FIFA criticizes data gathering at World Cup

An FIFA official criticizes the accessible amount of personal data to acquire a ticket to the World Cup soccer tournament in Germany.

Regardless of the outcome of the World Cup soccer tournament in Germany several weeks away, the games already have their place in history: Never before have fans attending an event organized by the Federation Internationale de Football Association (FIFA) been required to provide so much information about themselves that can be accessed so quickly.

More than 3.5 million tickets will be sold with an embedded RFID (radio frequency identification) chip containing identification information, to be checked against a database as fans pass through entrance gates at all 12 stadiums in June.

It's the first World Cup tournament to use RFID technology to identify cardholders, and it's not likely to be the last. But, if one senior FIFA official has his way, the amount of personal information required of fans -- all of which is quickly identifiable with the help of RFID -- will be kept to a minimum.

"The absolute control of soccer fans is new; it doesn't fit their mentality," said FIFA Secretary General Urs Linsi in an interview with the German daily newspaper Tagesspiegel earlier this week in comments confirmed by IDG News Service. "I've learned a lesson: At the next tournament, we won't store as much data as the Germans."

Organizers of the games in Germany, the 2006 FIFA World Cup Organizing Committee, have required fans to provide a wealth of personal data when applying for cards online, including name, address, date of birth, nationality, number of ID card or passport and bank or credit card data. The need for so much information, they say, is to help prevent black marketing and keep hooligans, rioters and other troublemakers out of stadiums.

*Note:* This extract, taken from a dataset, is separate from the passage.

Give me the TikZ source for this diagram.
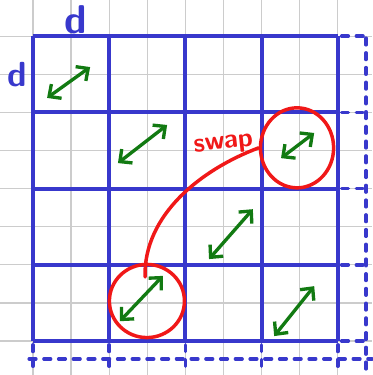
\documentclass[tikz,border=0pt]{standalone}
\usepackage{fontspec}
\usepackage{tikz}
\usetikzlibrary{positioning,arrows.meta,shapes.geometric}
\definecolor{penblue}{RGB}{56,56,204}
\definecolor{pengreen}{RGB}{18,122,18}
\definecolor{penred}{RGB}{240,24,24}

\begin{document}
\begin{tikzpicture}[
  paper/.style={draw=black!20, line width=1pt},
  board/.style={draw=penblue, line width=3pt},
  ext/.style={draw=penblue, line width=2.6pt, dash pattern=on 5pt off 6pt, line cap=round},
  flip/.style={draw=pengreen, line width=2.5pt, line cap=round, {Straight Barb[length=2.4mm,width=4.6mm]}-{Straight Barb[length=2.4mm,width=4.6mm]}},
  ring/.style={draw=penred, line width=2.6pt, ellipse, inner sep=0pt},
  scribble/.style={draw=penred, line width=2.6pt, line cap=round},
  lbl/.style={font=\sffamily\bfseries\fontsize{30}{32}\selectfont, text=penblue, inner sep=0pt}
]
\useasboundingbox (-0.866,-0.892) rectangle (8.898,8.95);
% squared paper
\draw[paper] (-0.866,-0.892) grid (8.898,8.95);
% the blocks
\draw[board] (0,0) grid[step=2] (8,8);
\node[lbl] (dtop) at (1.12,8.43) {d};
\node[lbl, font=\sffamily\bfseries\fontsize{26}{28}\selectfont] (dleft) at (-0.42,6.98) {d};
% dotted border of the padded matrix
\draw[ext] (8.74,7.95) -- (8.74,-0.89);
\draw[ext] (-0.1,-0.47) -- (8.9,-0.47);
\foreach \k in {0,2,4,6,8} {
  \draw[ext] (8.1,\k) -- (8.7,\k);
  \draw[ext] (\k,-0.1) -- (\k,-0.85);
}
% transposed blocks
\draw[flip] (0.37,6.38) -- (1.50,7.19);
\draw[flip] (2.23,4.67) -- (3.52,5.67);
\draw[flip] (6.51,4.80) -- (7.38,5.46);
\draw[flip] (4.62,2.15) -- (5.77,3.46);
\draw[flip] (2.28,0.52) -- (3.41,1.71);
\draw[flip] (6.33,0.13) -- (7.38,1.44);
% swapped pair
\node[ring, minimum width=1.92cm, minimum height=2.1cm] (upc) at (6.93,5.07) {};
\node[ring, minimum width=1.97cm, minimum height=1.92cm] (lowc) at (2.99,1.05) {};
\coordinate (tail) at (2.94,1.68);
\draw[scribble] (tail) .. controls (2.9,3.3) and (4.4,4.5) .. (upc.west);
\node[text=penred, font=\sffamily\bfseries\fontsize{20}{22}\selectfont, rotate=6, inner sep=0pt] (swp) at (5.0,5.14) {swap};
\end{tikzpicture}
\end{document}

Security is a high priority at the games. It's mandated by FIFA and is being eagerly supported by the German government, which was devastated by the terrorist attack on Israeli athletes at the 1972 Olympic Games in Munich.

The organizing committee remains mum, however, about what information will be available on the smart tag. "No private data will be stored on the chip," a spokesman said in an e-mail. "Only unique particulars concerning registration and tournament information will be stored on the chip."

Rumors have been afloat that security officials equipped with portable RFID scanning devices will be monitoring fans inside the stadiums. Several of the World Cup stadiums, including the Allianz Arena in Munich, are equipped with RFID indoors, in addition to the gates.

The organizing committee says there will be no such in-stadium surveillance. "Special machines will be set at the gates to read the chips," the spokesman said. "Chips won't be tracked anywhere else."

The committee points to several reasons why it chose to issue tickets with RFID tags instead of widely used bar code. The chips "improve customer service and make security measures scalable," the spokesman said. Since every ticket is unique, lost tickets can be easily blocked, he added. Chips also make the tickets forge proof.

"The organizing committee had good intentions: Tickets were to be embedded with a chip containing personal information to prevent black marketing," Linsi said. "That's where the trouble began."

Whether or not FIFA will use RFID at the next World Cup tournament in 2010 is unclear. "It's simply too early to answer that question," a spokesman for FIFA in Switzerland said in an e-mail.